Who This Guide Is For

Lyrical dancers occupy different worlds with different needs. Competitive soloists often navigate strict costume regulations and judging criteria. Recreational dancers need versatile, budget-friendly pieces that work across multiple classes. Company and pre-professional dancers prioritize design cohesion and choreographer vision. Where advice diverges for these groups, you'll find it noted below.


Understanding Lyrical Dance Attire

Lyrical dance sits at the intersection of ballet technique and jazz expression, with costumes reflecting that hybrid identity. Unlike the rigid uniformity of classical ballet or the bold spectacle of jazz, lyrical wear must be fluid enough to follow a développé or floor roll, yet structured enough to read clearly from the back row—or, for competitors, from a judge's table thirty feet away.

The best lyrical costumes disappear on the dancer. When fabric, cut, and color align with choreography, the audience stops seeing "a nice dress" and starts seeing grief, longing, release, or rebirth.


Key Elements of Lyrical Dance Wear

Leotards and Bodysuits

These create the clean, unbroken line essential to lyrical aesthetics. For competition and performance, embellished bodysuits with strategic cutouts or illusion mesh add visual interest without bulk. For class, a simple camisole or tank leotard in moisture-wicking fabric keeps you cool through repeated combinations.

Budget tip: Recreational dancers can build a capsule wardrobe with two neutral leotards (black and navy) and rotate skirts or shorts to create different looks.

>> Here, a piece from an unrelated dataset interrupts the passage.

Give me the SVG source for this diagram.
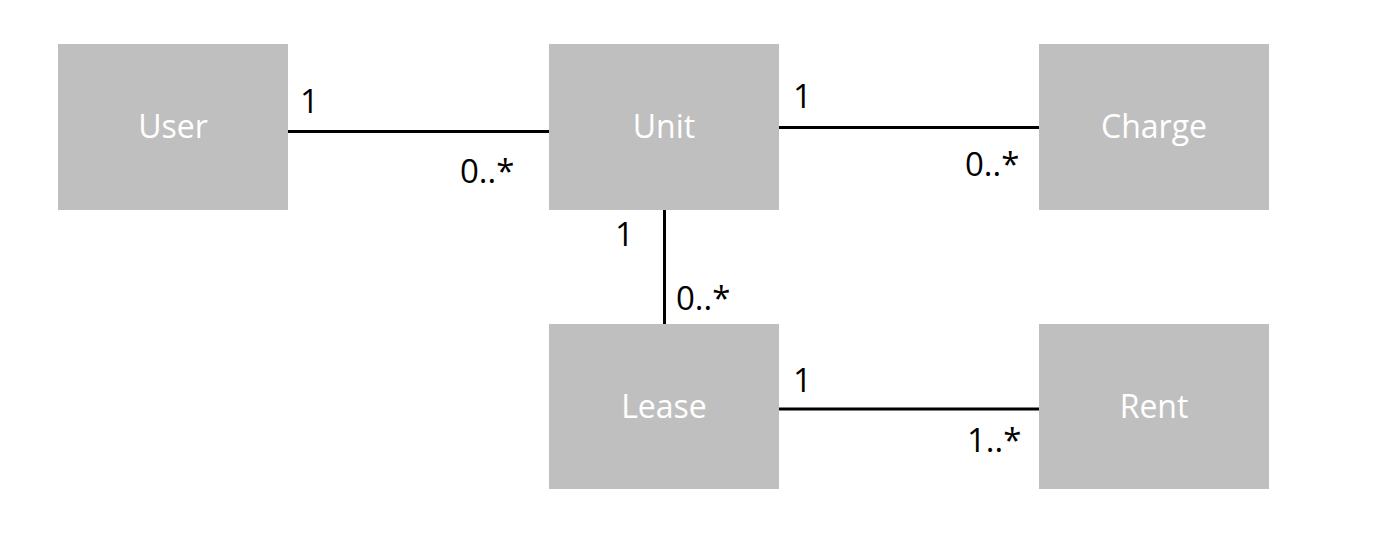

Skirts, Shorts, and Drape Details

Flowy chiffon skirts create gorgeous momentum during turns and leaps. Fitted shorts or briefs offer cleaner lines for more athletic or contemporary-leaning pieces. Many competitive costumes now combine both: a brief base with an attached or removable skirt panel for versatility.

Tights and Legwear

Fishnet tights catch stage light beautifully and can make legs appear longer, but they can also read as overly mature on very young dancers—something competition circuits increasingly regulate. Opaque tights in skin-tone or costume-matching shades offer safer coverage and consistent line. For company dancers, convertible tights allow quick transitions between barefoot and shod work.

Stage-light warning: Always check fabric transparency under bright lights before performance. White or pale mesh can become unexpectedly sheer, and what looks modest in a studio mirror may not under spotlights.

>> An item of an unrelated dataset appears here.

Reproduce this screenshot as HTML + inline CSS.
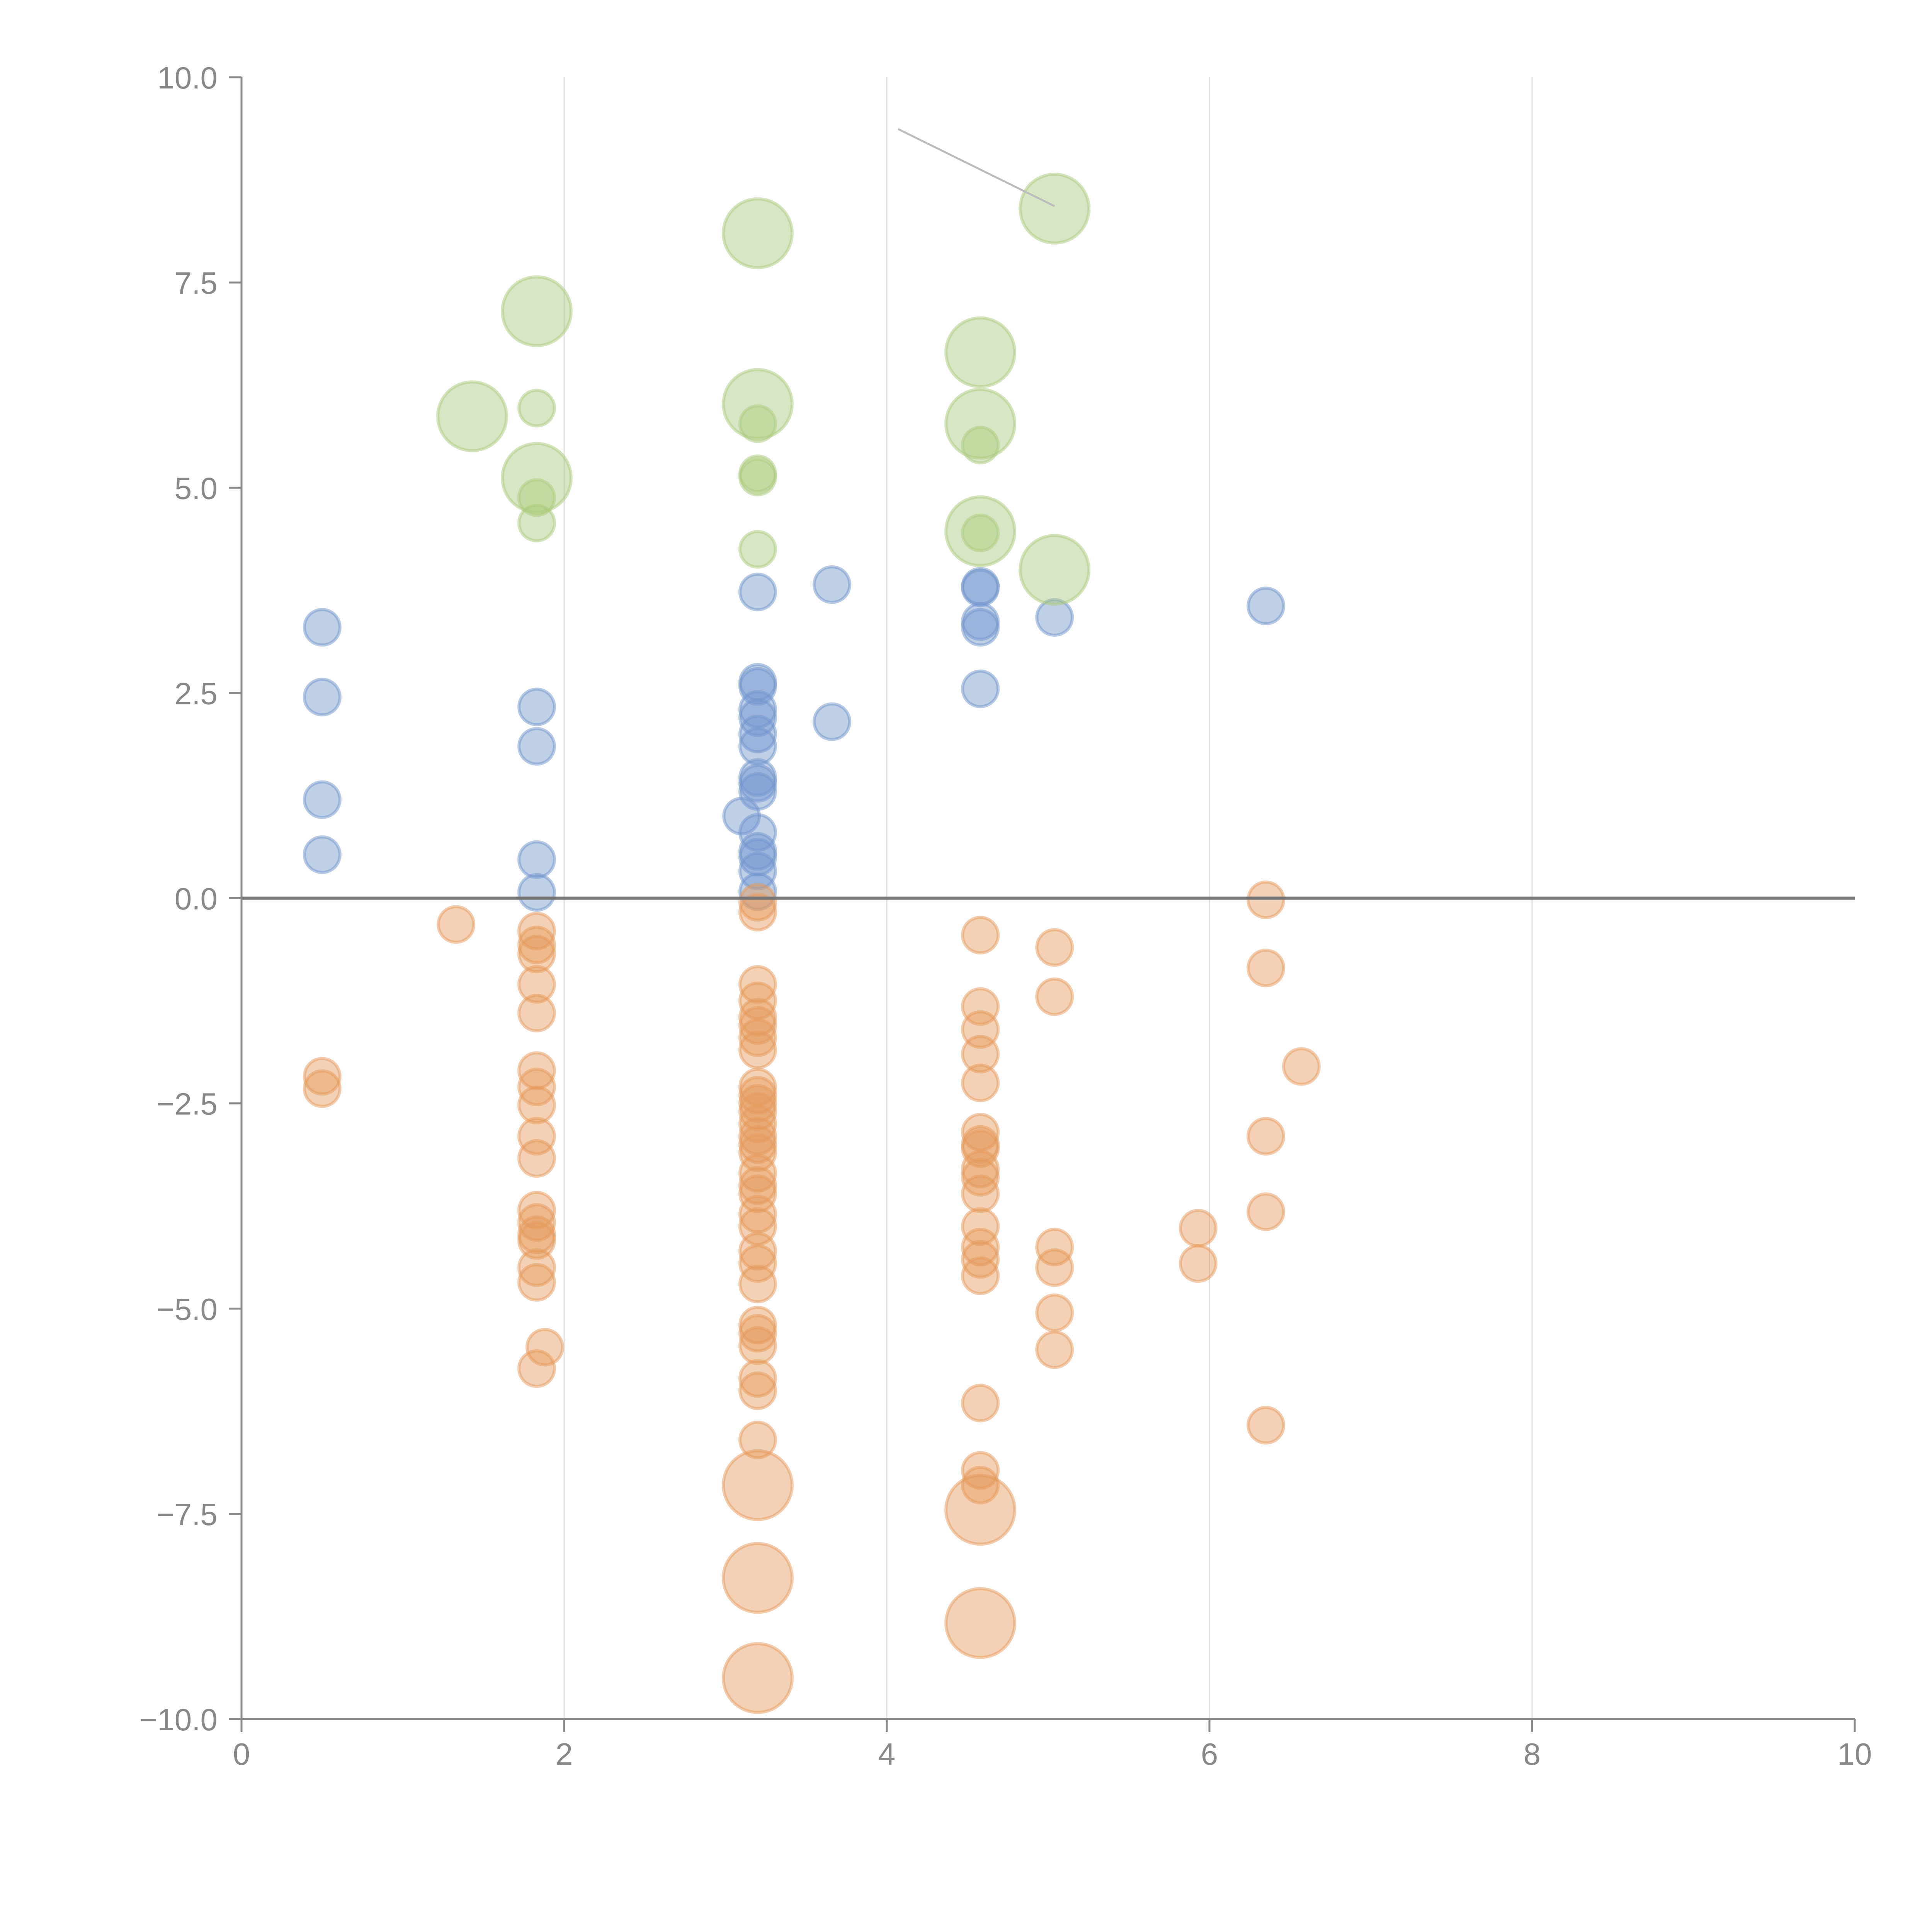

Footwear: The Barefoot Debate

Your three main options each carry trade-offs:

Footwear Best For Considerations
Barefoot Studio class, marley floors Maximum line and connection to floor; risk of blisters, splinters, or slipping on dusty surfaces
Lyrical half-sole shoes Competition, wood or tile stages Protects the ball of the foot and aids turns; can slightly obscure arch definition
Full lyrical shoes Dancers needing arch support, rough outdoor stages Most coverage and grip; least aesthetically "invisible"

Floor surface should drive your choice. A polished wood stage may require more grip than a sprung marley floor. If you're competing on an unfamiliar surface, arrive early to test your footwear.

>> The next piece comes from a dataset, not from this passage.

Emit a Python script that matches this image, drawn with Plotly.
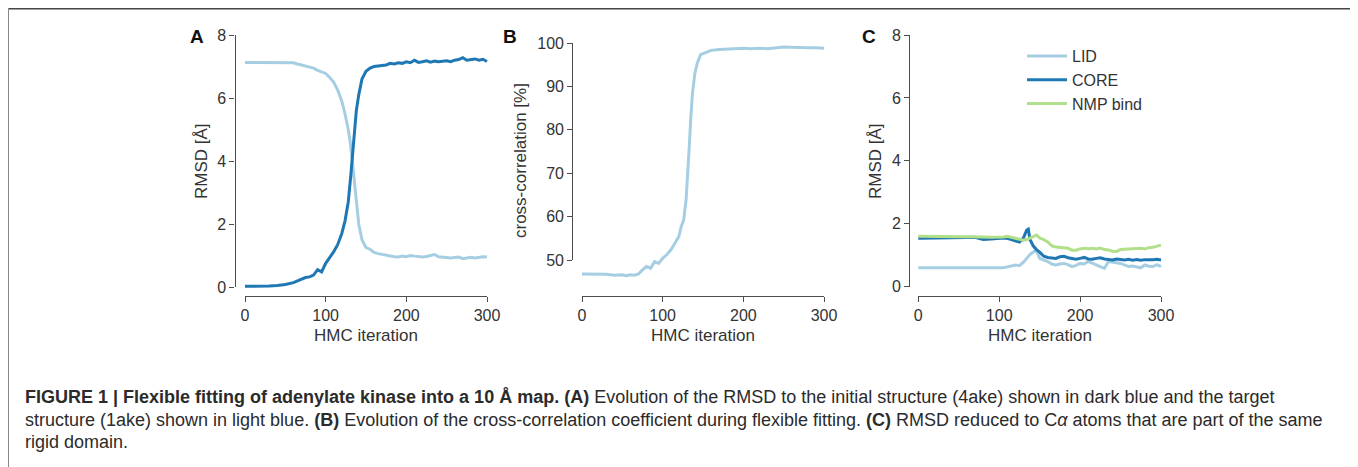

Color Psychology for Lyrical Dance

Vague advice like "match the mood" doesn't help when you're staring at fabric swatches. Here are concrete color-emotion pairings that choreographers and costume designers use repeatedly:

Color Emotional Association Best Suited For
Deep burgundy or wine Grief, passion, maturity Ballads, loss narratives, intense solo work
Pale blue or dusty sage Vulnerability, healing, innocence Younger dancers, coming-of-age pieces
Stark white or ivory Rebirth, transcendence, fragility Contemporary-leaning lyrical, climactic finales
Charcoal or black Mystery, resilience, emotional weight Athletic or dramatic choreography
Soft blush or champagne Romance, nostalgia, warmth Story-driven pieces, pas de deux

What if your choreography shifts mood mid-piece? Consider ombré fabrics, reversible pieces, or costume changes built into the staging. A skirt that detaches during a musical crescendo can visually signal transformation.


Wardrobe Pitfalls to Avoid

Even beautiful costumes fail when practical details are ignored.